Understanding Everything About Insured Declared Value (IDV)

Insured Declared Value or IDV, as it is popularly known, is a simple term which is often perceived as complex. This perceived complexity is mostly due to the use of a formula, table, and the implications on a vehicle’s insurance premium. From knowing the layered IDV meaning to acknowledging its importance, the following sections are aimed at understanding everything about it.

What is IDV?

IDV is commonly referred to as the vehicle’s current market value. Simply put, it is the Sum Insured. Both IDV and Sum Insured are self-explanatory terms. Insured Declared Value means the value declared by the insured person. Sum Insured means the sum or amount of money insured. What this means in case of vehicle insurance is that, IDV is the maximum amount of money the insurer will pay the insured person in case of Total Loss, Constructive Total Loss, and Theft.

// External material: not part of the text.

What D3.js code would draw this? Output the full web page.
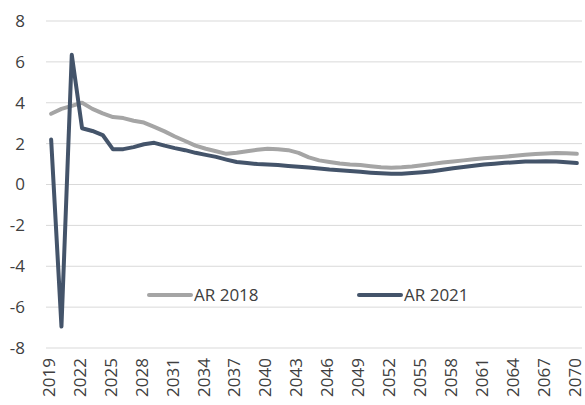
<!DOCTYPE html>
<html>
<head>
<meta charset="utf-8">
<script src="https://cdn.jsdelivr.net/npm/d3@7"></script>
<style>
  body { margin: 0; background: #fff; }
  text { font-family: "Open Sans", "Liberation Sans", sans-serif; fill: #404040; }
</style>
</head>
<body>
<svg id="chart" width="585" height="405"></svg>
<script>
// years on the category axis
var years = d3.range(2019, 2071);
var yTicks = [-8, -6, -4, -2, 0, 2, 4, 6, 8];

var ar2018 = [3.46, 3.7, 3.85, 4.0, 3.7, 3.48, 3.3, 3.25, 3.12, 3.03, 2.82, 2.6,
    2.35, 2.13, 1.9, 1.75, 1.63, 1.5, 1.55, 1.63, 1.7, 1.75, 1.73, 1.68, 1.55,
    1.33, 1.18, 1.1, 1.03, 0.98, 0.95, 0.89, 0.84, 0.82, 0.84, 0.88, 0.94, 1.01,
    1.08, 1.13, 1.18, 1.23, 1.28, 1.32, 1.36, 1.41, 1.45, 1.49, 1.52, 1.54, 1.53, 1.5];

var ar2021 = [2.2, -6.95, 6.35, 2.75, 2.62, 2.42, 1.72, 1.73, 1.83, 1.97, 2.04, 1.9,
    1.78, 1.68, 1.55, 1.45, 1.35, 1.22, 1.1, 1.05, 1.0, 0.98, 0.95, 0.91, 0.87,
    0.83, 0.78, 0.73, 0.7, 0.66, 0.62, 0.58, 0.55, 0.53, 0.53, 0.56, 0.6, 0.65,
    0.72, 0.8, 0.86, 0.92, 0.98, 1.02, 1.06, 1.09, 1.12, 1.13, 1.14, 1.12, 1.09, 1.05];

var series = [
    { name: 'AR 2018', values: ar2018, color: '#a5a5a5' },
    { name: 'AR 2021', values: ar2021, color: '#44546a' }
];

var svg = d3.select('#chart');
var plotLeft = 46, plotRight = 582, plotTop = 21, plotBottom = 348;

var x = d3.scaleBand().domain(years).range([plotLeft, plotRight]);
var y = d3.scaleLinear().domain([-8, 8]).range([plotBottom, plotTop]);

// gridlines
svg.append('g').selectAll('line').data(yTicks).enter().append('line')
    .attr('x1', plotLeft).attr('x2', plotRight)
    .attr('y1', function(d) { return y(d); })
    .attr('y2', function(d) { return y(d); })
    .attr('stroke', '#d9d9d9').attr('stroke-width', 1);

// y axis labels
svg.append('g').selectAll('text').data(yTicks).enter().append('text')
    .attr('x', 25)
    .attr('y', function(d) { return y(d); })
    .attr('dy', '0.35em')
    .attr('text-anchor', 'end')
    .style('font-size', '17px')
    .text(function(d) { return d; });

// x axis labels, every third year
var xLabels = years.filter(function(d, i) { return i % 3 === 0; });
svg.append('g').selectAll('text').data(xLabels).enter().append('text')
    .attr('transform', function(d) {
        return 'translate(' + (x(d) + x.bandwidth() / 2) + ',358) rotate(-90)';
    })
    .attr('dy', '0.22em')
    .attr('text-anchor', 'end')
    .style('font-size', '17px')
    .text(function(d) { return d; });

var line = d3.line()
    .x(function(d, i) { return x(years[i]) + x.bandwidth() / 2; })
    .y(function(d) { return y(d); });

series.forEach(function(s) {
    svg.append('path')
        .datum(s.values)
        .attr('d', line)
        .attr('fill', 'none')
        .attr('stroke', s.color)
        .attr('stroke-width', 4)
        .attr('stroke-linejoin', 'round')
        .attr('stroke-linecap', 'round');
});

// legend
var legend = svg.append('g').selectAll('g').data(series).enter().append('g')
    .attr('transform', function(d, i) { return 'translate(' + (149 + i * 210) + ',295)'; });
legend.append('line')
    .attr('x1', 0).attr('x2', 42).attr('y1', 0).attr('y2', 0)
    .attr('stroke', function(d) { return d.color; })
    .attr('stroke-width', 4).attr('stroke-linecap', 'round');
legend.append('text')
    .attr('x', 45).attr('dy', '0.35em')
    .style('font-size', '17px')
    .text(function(d) { return d.name; });
</script>
</body>
</html>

IDV’s meaning is connected with insurance’s Principle of Indemnity. Here, indemnity relates to compensation for damage and theft. This principle states that insurance isn’t designed to help the insured person make a profit but to compensate for the loss. There shouldn’t be scope for monetary benefit when it comes to claims. Thus, IDV is the maximum value paid by the insurer, if the paid value increases the IDV, the insured person might make a profit from it, which is not the objective of insurance.

IDV and Claims

IDV is not associated with other claims, neither is it the vehicle’s resale value. Its scope is limited to the three situations mentioned below:

1 – Total Loss: The damaged vehicle is incapable of running on the road any more

2 – Constructive Total Loss: The cost of repairing the damages exceeds 75% of IDV

3 – Theft: The vehicle is stolen

How is IDV calculated?

IDV is calculated as per the following formula:

IDV = (Listing price stated by manufacturer – Depreciation) + (Additional accessories – Depreciation)

Depreciation table as per India Motor Tariff:

Age of the vehicle

% of Depreciation for calculating IDV

Not exceeding 6 months

5%

Exceeding 6 months but not exceeding 1 year

15%

Exceeding 1 year but not exceeding 2 years

20%

Exceeding 2 years but not exceeding 3 years

30%

Exceeding 3 years but not exceeding 4 years

40%

Exceeding 4 years but not exceeding 5 years

50%

Exceeding 5 years

Depends on mutual understanding between insured person and insurer

Therefore, IDV is a dynamic value. It changes as your vehicle’s age increases. Insurers compute the IDV based on the information provided to them by the insured person. Information pertaining to the vehicle’s make, model, cubic capacity, registration, etc. is taken into consideration and the IDV is calculated.

Is declaring a lower IDV helpful for the insured person?

A lower IDV will mean lower insurance premium. This will have an impact on the amount received during claim settlement as well. Because the insurance premium is low, the value received during claim settlement will also be low. This might be counterproductive in the long run and defies the purpose of insurance which is to safeguard your financial interest in case of a loss. Thus, it is suggested to go for a correct IDV and not opt for a lower or higher value. A higher value will increase your insurance premium and you will unnecessarily pay more.

Practical Aspect

For example, consider Mr. A’s car was priced at Rs. 5 lakhs. Its approximate IDV while purchasing the first insurance policy amounted to Rs. 4.75 lakhs. The insurance premium was charged accordingly. All went well for a year. While renewing the policy after a year, the IDV reduced to Rs. 4 lakhs and the vehicle was stolen. After raising a valid claim, Mr. A was paid Rs. 4 lakhs by the insurer to settle the claim.

Now that you have a clear idea about IDV, declare the correct value, keep renewing your policy on time, and stay insured.